О психологической прозе. О литературном герое - [207]
Если в сцене у Щербацких Вронский противопоставлен Левину, то дальнейшее определение он получает через уподобление среде однополчан, петербургских кутящих офицеров. Эта среда грубее, примитивнее, чем сам Вронский, но она ему соприродна.
Тот же принцип уподобления, с усиленным отрицательным акцентом, в эпизоде с иностранным принцем, к которому Вронский приставлен для приобщения его к удовольствиям холостой петербургской жизни. Вронскому оскорбительно и противно это зеркальное отражение. «Глупая говядина – неужели я такой?»

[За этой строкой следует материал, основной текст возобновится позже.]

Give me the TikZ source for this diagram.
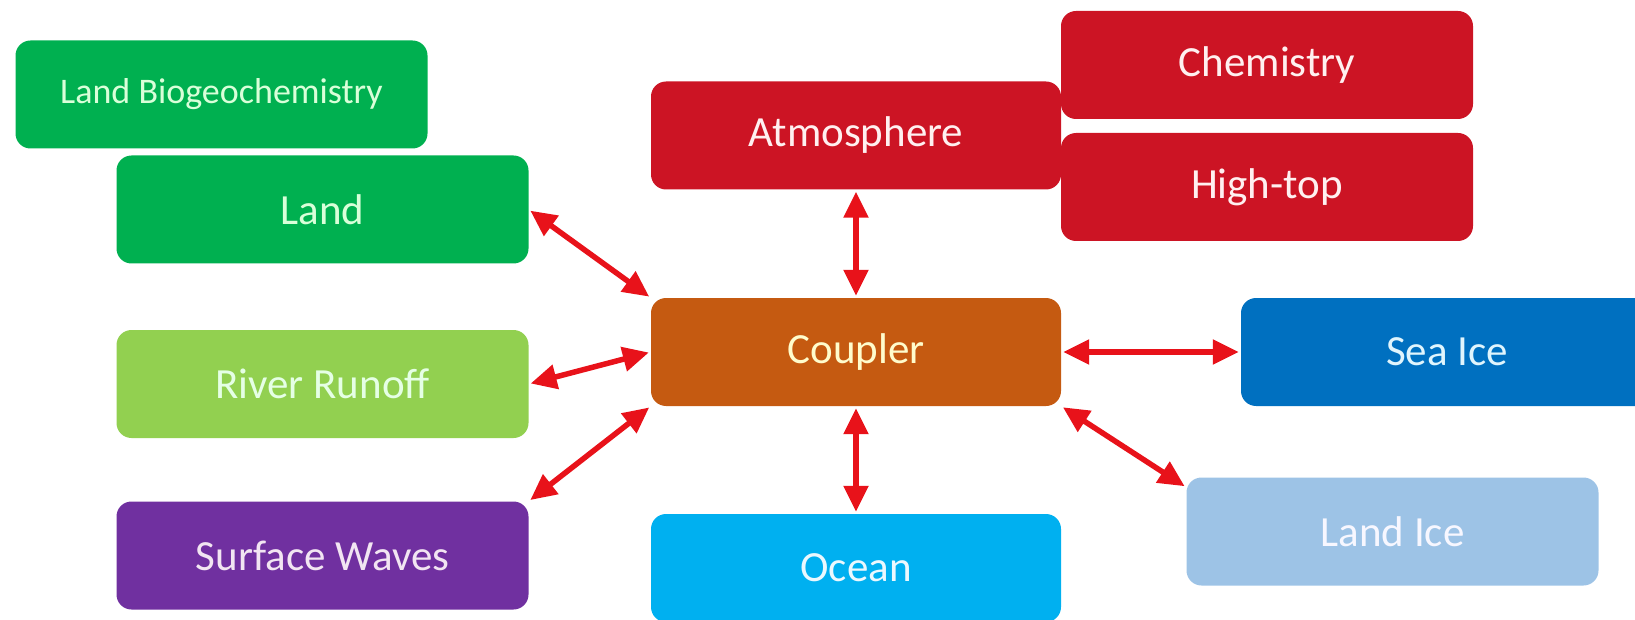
\documentclass[tikz,border=0pt]{standalone}
\usepackage{fontspec}
\setmainfont{Carlito}
\usetikzlibrary{arrows.meta}

\definecolor{landgreen}{HTML}{00B050}
\definecolor{rivergreen}{HTML}{92D050}
\definecolor{wavepurple}{HTML}{7030A0}
\definecolor{atmred}{HTML}{CC1424}
\definecolor{couplerorange}{HTML}{C55A11}
\definecolor{seaiceblue}{HTML}{0070C0}
\definecolor{oceanblue}{HTML}{00B0F0}
\definecolor{landiceblue}{HTML}{9DC3E6}
\definecolor{linkred}{HTML}{E8121A}

\begin{document}
\begin{tikzpicture}[x=1pt, y=-1pt]

\tikzstyle{box} = [rectangle, rounded corners=15pt, minimum width=412pt, minimum height=108pt, inner sep=0pt, font=\fontsize{43}{50}\selectfont]
\tikzstyle{link} = [draw=linkred, line width=5.5pt, {Triangle[length=26pt,width=24pt]}-{Triangle[length=26pt,width=24pt]}, shorten <=2pt, shorten >=2pt]

\useasboundingbox (0,0) rectangle (1635,620);
\clip (0,0) rectangle (1635,620);

\node[box, fill=landgreen, text=green!15!white, font=\fontsize{36}{42}\selectfont] (lb) at (221.5,94.5) {Land Biogeochemistry};
\node[box, fill=landgreen, text=green!15!white] (land) at (322.5,209.5) {Land};
\node[box, fill=rivergreen, text=green!10!white] (river) at (322.5,384) {River Runoff};
\node[box, fill=wavepurple, text=violet!10!white] (waves) at (322.5,555.5) {Surface Waves};

\node[box, fill=atmred, text=red!6!white, minimum width=410pt] (atm) at (856,135.5) {Atmosphere};
\node[box, fill=atmred, text=red!6!white] (chem) at (1267,65) {Chemistry};
\node[box, fill=atmred, text=red!6!white] (high) at (1267,187) {High-top};

\node[box, fill=couplerorange, text=yellow!20!white, minimum width=410pt] (cpl) at (856,352) {Coupler};
\node[box, fill=seaiceblue, text=cyan!12!white] (ice) at (1447,352) {Sea Ice};
\node[box, fill=oceanblue, text=cyan!8!white, minimum width=410pt] (ocn) at (856,568) {Ocean};
\node[box, fill=landiceblue, text=blue!3!white] (glc) at (1392.5,531.5) {Land Ice};

\draw[link] (land.east) -- (cpl.north west);
\draw[link] (river.east) -- (cpl.west);
\draw[link] (waves.north east) -- (cpl.south west);
\draw[link] (atm.south) -- (cpl.north);
\draw[link] (cpl.east) -- (ice.west);
\draw[link] (cpl.south) -- (ocn.north);
\draw[link] (cpl.south east) -- ([yshift=-10pt]glc.north west);

\end{tikzpicture}
\end{document}
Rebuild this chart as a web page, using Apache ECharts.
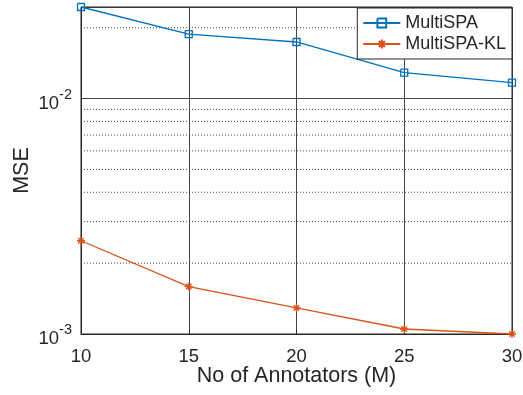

Все эти нити тянутся из узла первоначальной экспозиции. Как вдруг, в третьей части романа, оказывается, что Вронский – в отличие от Жюльена Сореля – невыводим до конца из первоначальных формул характера. Беспечность и благодушие смещаются под напором совсем других признаков. К ролям блестящего гвардейца и русского джентльмена – не отменяя их, но глубоко преобразуя – присоединяется знакомая роль честолюбца, потерпевшего крушение.
«Вопрос о том, выйти или не выйти в отставку, привел его к другому, тайному, ему одному известному, едва ли не главному, хотя и затаенному интересу всей его жизни. Честолюбие – была старинная мечта его детства и юности, – мечта, в которой он и себе не признавался, но которая была так сильна, что и теперь эта страсть боролась с его любовью».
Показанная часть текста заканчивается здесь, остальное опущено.